There were a number of engineering opportunities. Luckily for me, Skyrora were looking for an intern to come aboard to help further develop their Quality Management System. Most of us in science are familiar with the concept of a QMS - you are looking to introduce traceability, accountability and assurance to your products or services, as well as reduce waste, increase serviceability and decrease turnover of equipment and material. Well, given the risks involved in aerospace and aviation, your standard ISO9001 doesn’t cut the mustard. Rather, I was involved in preparing the company for accreditation of AS9100D. Think ISO9001, but on steroids. This involved working on existing policies, procedures, forms and records for everything that impacts the final product - in this case, a rocket putting a few million pounds worth of satellites into orbit. This involved getting into the nitty gritty of every aspect of the business very quickly. From the start I was working on the existing quality management system and improving it by interviewing staff, inspecting processes, perusing engineering design protocol, developing ideas on how we can hire new staff, managing the supply chain, and preparing material for export.
It was a great opportunity to get to grips with project management and get an in-depth look at how companies control projects. I was lucky to have Skyrora put me through a Prince2 course, which is a fine qualification for learning how projects are planned, executed and managed. Given that project management skills are nothing without experience, this was a nice chance to put theory into practice. As the pressure was high and the turnaround times for everything were near-immediate, it felt like a 12 week examination in project control and management at times. The formal training in project management was huge addition to my skill set, and it is something I would recommend to anyone else - it has helped me gain confidence in planning my work here in Bath since my return. If you can get an employer to provide this during an internship, I would recommend it.

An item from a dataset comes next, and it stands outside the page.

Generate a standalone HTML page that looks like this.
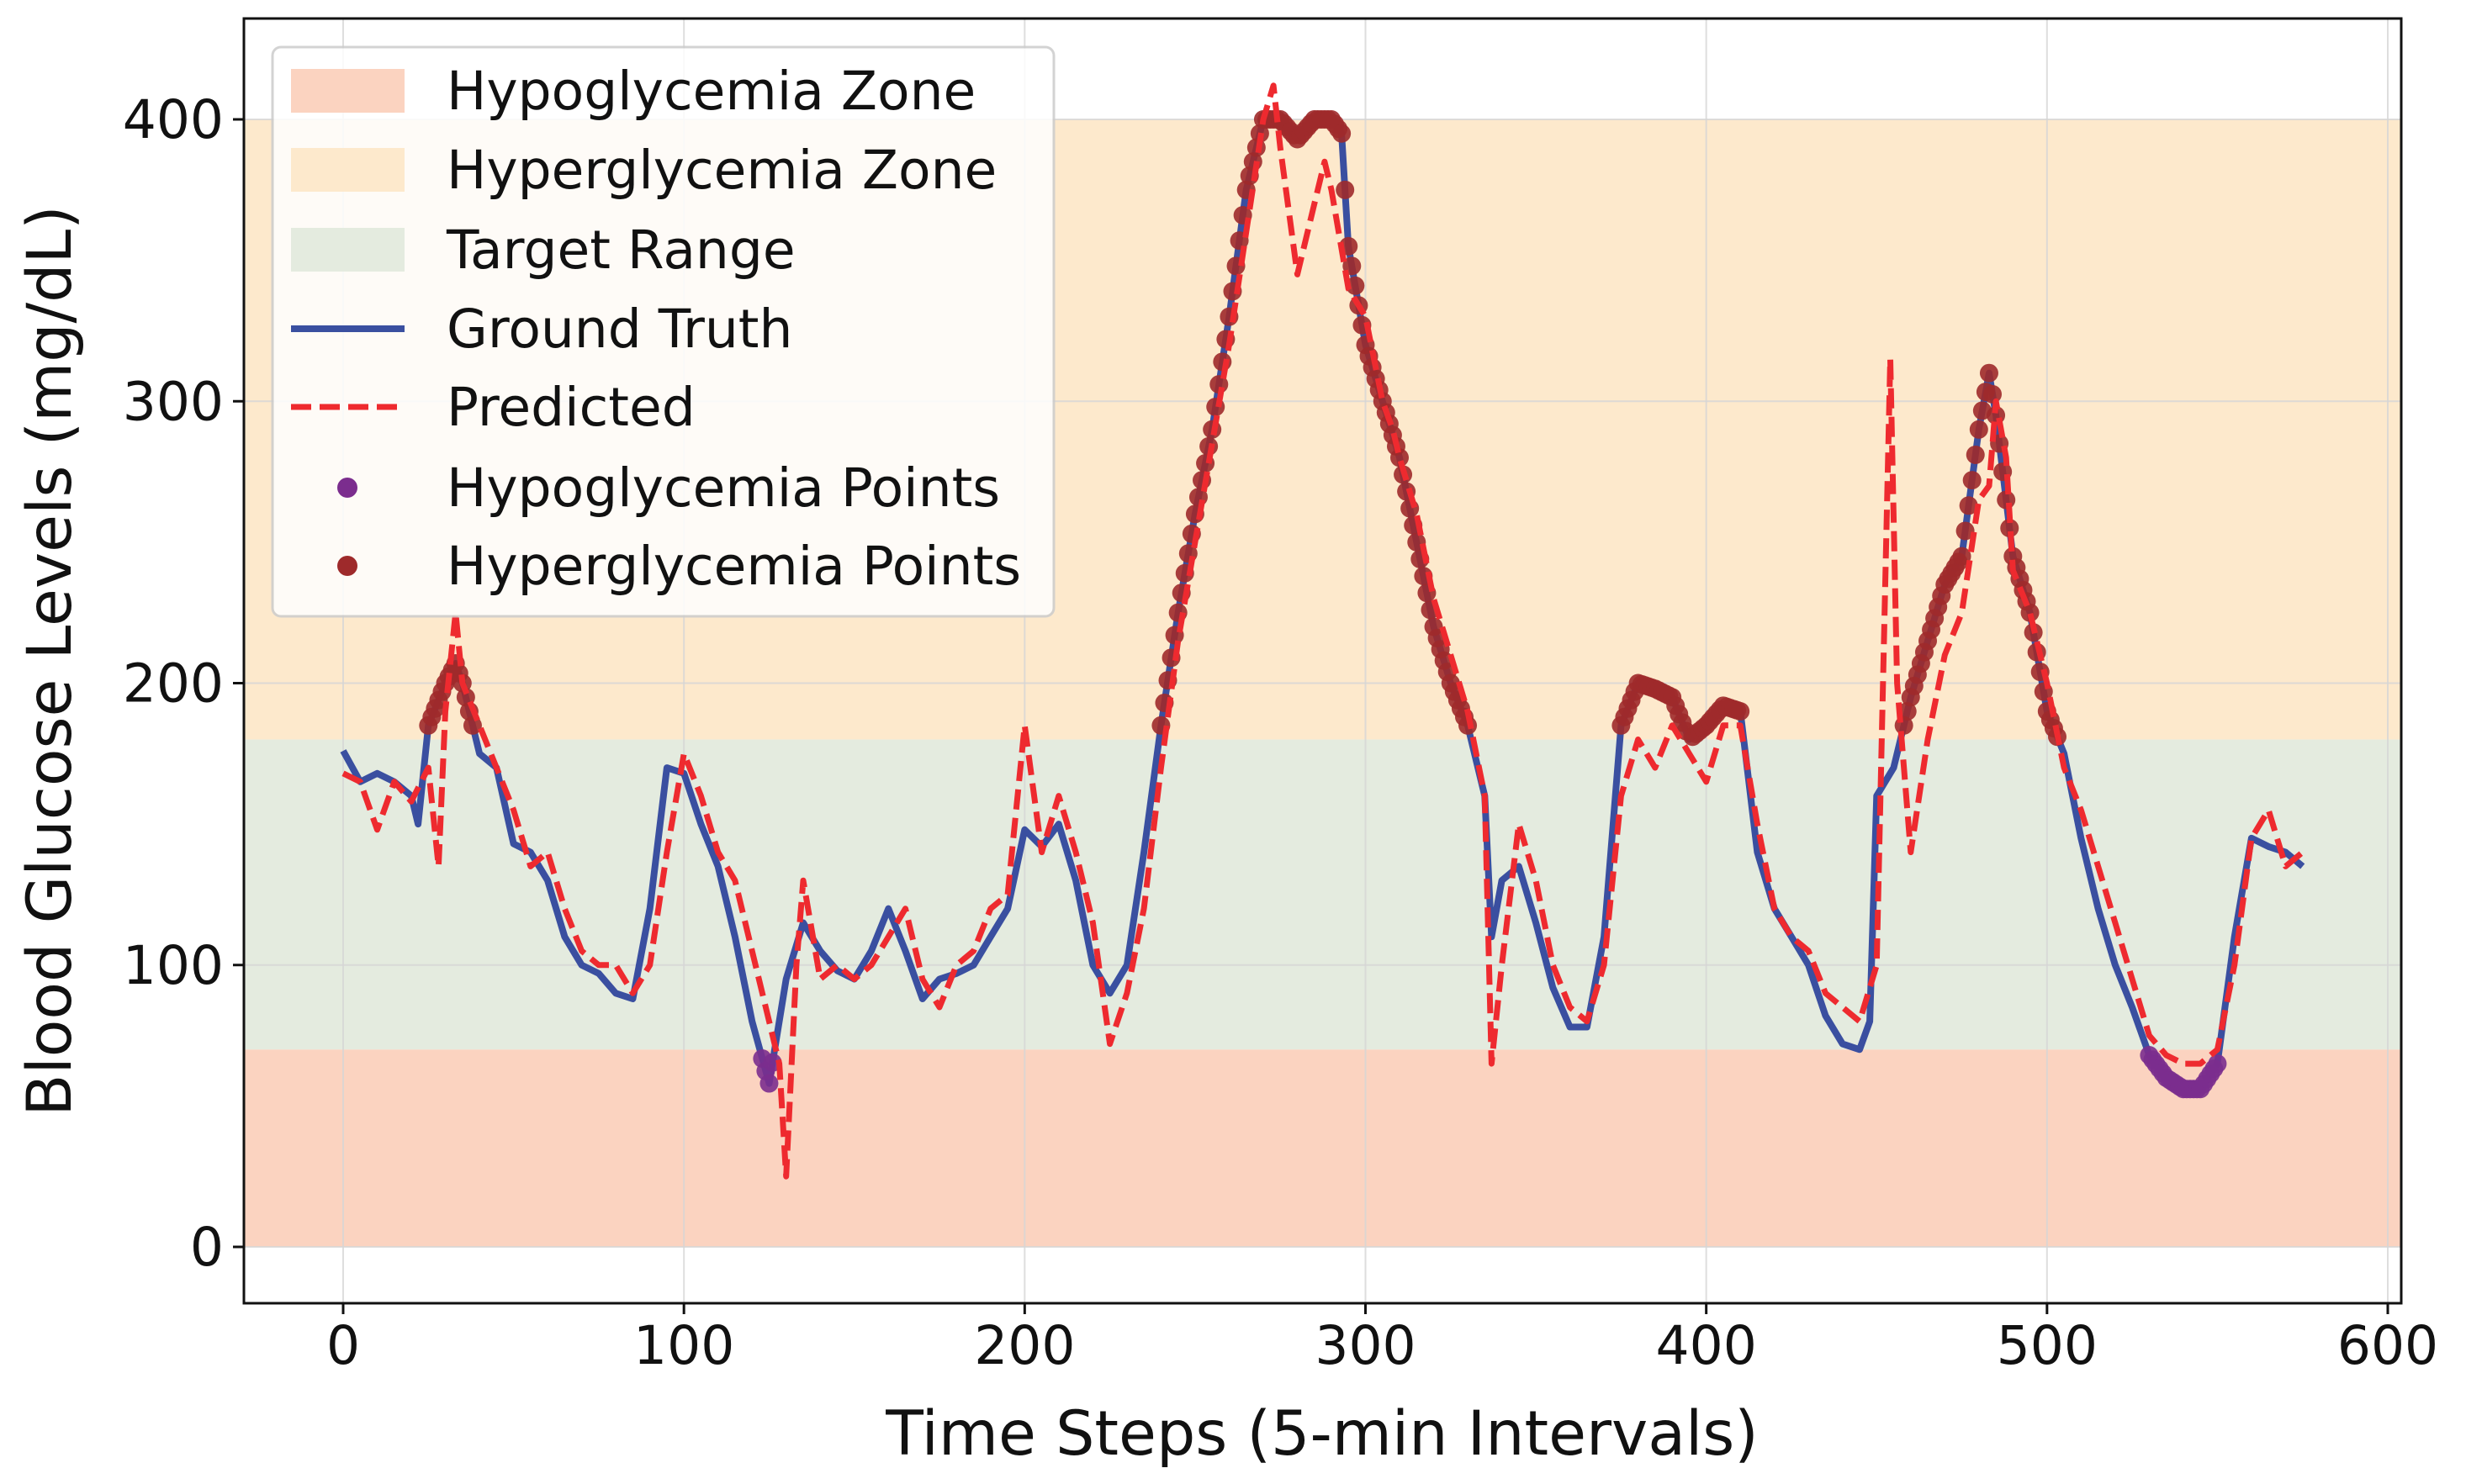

It wasn’t all policy and procedure - that was about a quarter of it. Turns out that with a medium sized SME, it is all hands on-deck. On top of the quality management system, there were a huge number of opportunities to get to grips with other parts of the business. As the company are using additive technologies to produce the rocket engines in-house, we needed to set-up a prototyping studio for proof of concept and general printing duties, which I was given responsibility for. This consisted of CNC machines, laser cutters, 3D scanners and 3D printers. I was given a responsibility for overseeing any chemical treatment methods that we used; some including a few tons of chemicals that you would ideally not deal with in such quantities. Planning an operation using very nasty reagents for non-chemists really requires one to come up with the safest possible solution, using clear and unambiguous instructions.
A great upshot of this internship was a job offer - I signed a contract for a permanent position as an Operations Engineer with Skyrora. I’m hugely grateful to Dr JJ Marlow, the Head of Engineering who gave me the chance to prove myself across a number of business and engineering projects and give me the chance to help put the UK back into space.